Written task → Everything from the first line of the data through the line with "const xTicks = [0, 1, 2, 3, 4, 5, 6];" is to be echoed exactly, minus the pictures.

Data section →

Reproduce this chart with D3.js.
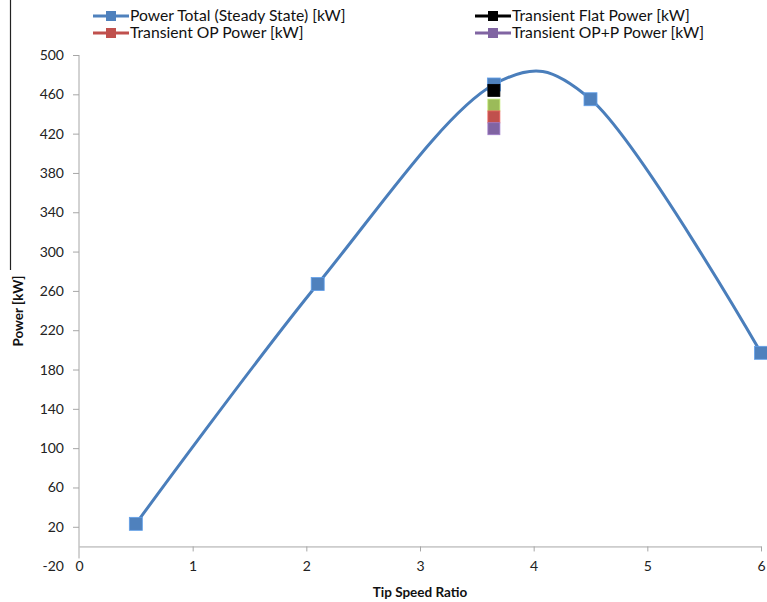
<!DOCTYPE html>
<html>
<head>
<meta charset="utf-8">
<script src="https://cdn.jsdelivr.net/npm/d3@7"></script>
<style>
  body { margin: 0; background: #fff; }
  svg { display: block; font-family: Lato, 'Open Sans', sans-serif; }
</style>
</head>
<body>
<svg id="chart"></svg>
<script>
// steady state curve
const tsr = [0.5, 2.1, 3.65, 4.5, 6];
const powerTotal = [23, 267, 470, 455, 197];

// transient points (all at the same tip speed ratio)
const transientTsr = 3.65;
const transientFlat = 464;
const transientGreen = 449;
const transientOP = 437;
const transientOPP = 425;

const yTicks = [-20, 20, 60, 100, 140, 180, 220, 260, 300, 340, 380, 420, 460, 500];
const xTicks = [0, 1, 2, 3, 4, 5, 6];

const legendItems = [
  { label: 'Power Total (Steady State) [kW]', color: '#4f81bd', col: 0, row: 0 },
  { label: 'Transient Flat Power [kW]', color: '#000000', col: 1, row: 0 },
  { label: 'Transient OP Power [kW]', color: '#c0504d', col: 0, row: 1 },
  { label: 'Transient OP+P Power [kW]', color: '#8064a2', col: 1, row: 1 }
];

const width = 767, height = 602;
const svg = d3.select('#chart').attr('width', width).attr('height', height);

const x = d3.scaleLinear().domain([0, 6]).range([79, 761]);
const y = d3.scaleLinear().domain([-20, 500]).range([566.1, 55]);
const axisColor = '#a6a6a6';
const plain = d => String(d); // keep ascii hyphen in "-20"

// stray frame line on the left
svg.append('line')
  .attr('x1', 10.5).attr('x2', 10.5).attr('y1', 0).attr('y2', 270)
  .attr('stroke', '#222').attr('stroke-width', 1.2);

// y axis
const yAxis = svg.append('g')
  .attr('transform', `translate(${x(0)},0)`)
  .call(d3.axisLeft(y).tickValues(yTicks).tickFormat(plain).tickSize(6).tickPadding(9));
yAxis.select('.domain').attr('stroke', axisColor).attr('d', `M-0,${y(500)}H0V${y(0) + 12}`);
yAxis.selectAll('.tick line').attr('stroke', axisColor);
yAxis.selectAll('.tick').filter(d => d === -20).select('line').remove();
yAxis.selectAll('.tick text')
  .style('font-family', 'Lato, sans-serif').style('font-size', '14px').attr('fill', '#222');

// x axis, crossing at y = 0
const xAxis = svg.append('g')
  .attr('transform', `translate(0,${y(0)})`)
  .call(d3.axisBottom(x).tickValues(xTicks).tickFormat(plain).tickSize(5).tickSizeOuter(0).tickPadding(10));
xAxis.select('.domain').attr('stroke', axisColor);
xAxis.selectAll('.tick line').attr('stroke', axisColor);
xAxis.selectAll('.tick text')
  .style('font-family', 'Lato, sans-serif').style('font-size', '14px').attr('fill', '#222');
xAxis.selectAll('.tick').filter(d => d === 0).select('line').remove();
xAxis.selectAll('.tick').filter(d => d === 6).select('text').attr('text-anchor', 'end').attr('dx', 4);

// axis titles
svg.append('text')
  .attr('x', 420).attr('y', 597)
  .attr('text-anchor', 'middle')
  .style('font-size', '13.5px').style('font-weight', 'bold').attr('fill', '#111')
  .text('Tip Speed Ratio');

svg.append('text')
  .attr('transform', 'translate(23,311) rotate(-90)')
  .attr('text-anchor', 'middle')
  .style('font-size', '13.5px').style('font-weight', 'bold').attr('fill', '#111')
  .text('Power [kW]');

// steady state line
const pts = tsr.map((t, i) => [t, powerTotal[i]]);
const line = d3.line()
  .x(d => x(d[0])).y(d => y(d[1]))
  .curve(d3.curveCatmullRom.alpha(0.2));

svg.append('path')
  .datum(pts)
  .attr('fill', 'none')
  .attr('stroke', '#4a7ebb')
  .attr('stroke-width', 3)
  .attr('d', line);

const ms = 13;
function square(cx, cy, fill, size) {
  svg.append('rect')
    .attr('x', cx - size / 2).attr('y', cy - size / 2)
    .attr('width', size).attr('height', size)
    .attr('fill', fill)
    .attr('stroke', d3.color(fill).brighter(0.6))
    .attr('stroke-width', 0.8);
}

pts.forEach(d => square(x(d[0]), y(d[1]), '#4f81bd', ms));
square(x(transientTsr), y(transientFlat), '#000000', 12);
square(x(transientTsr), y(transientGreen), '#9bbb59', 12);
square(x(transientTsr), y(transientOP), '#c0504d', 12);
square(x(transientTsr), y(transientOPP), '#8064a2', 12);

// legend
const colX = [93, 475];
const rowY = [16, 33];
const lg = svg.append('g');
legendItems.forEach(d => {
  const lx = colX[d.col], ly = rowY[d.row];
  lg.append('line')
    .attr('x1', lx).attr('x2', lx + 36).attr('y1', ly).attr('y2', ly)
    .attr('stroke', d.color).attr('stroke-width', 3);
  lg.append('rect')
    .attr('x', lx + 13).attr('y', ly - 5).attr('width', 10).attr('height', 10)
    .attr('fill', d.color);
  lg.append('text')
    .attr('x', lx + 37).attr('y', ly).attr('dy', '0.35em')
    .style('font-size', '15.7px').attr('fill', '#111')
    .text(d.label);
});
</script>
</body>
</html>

Output of the exercise →
Reproduce this chart with D3.js.
<!DOCTYPE html>
<html>
<head>
<meta charset="utf-8">
<script src="https://cdn.jsdelivr.net/npm/d3@7"></script>
<style>
  body { margin: 0; background: #fff; }
  svg { display: block; font-family: Lato, 'Open Sans', sans-serif; }
</style>
</head>
<body>
<svg id="chart"></svg>
<script>
// steady state curve
const tsr = [0.5, 2.1, 3.65, 4.5, 6];
const powerTotal = [23, 267, 470, 455, 197];

// transient points (all at the same tip speed ratio)
const transientTsr = 3.65;
const transientFlat = 464;
const transientGreen = 449;
const transientOP = 437;
const transientOPP = 425;

const yTicks = [-20, 20, 60, 100, 140, 180, 220, 260, 300, 340, 380, 420, 460, 500];
const xTicks = [0, 1, 2, 3, 4, 5, 6];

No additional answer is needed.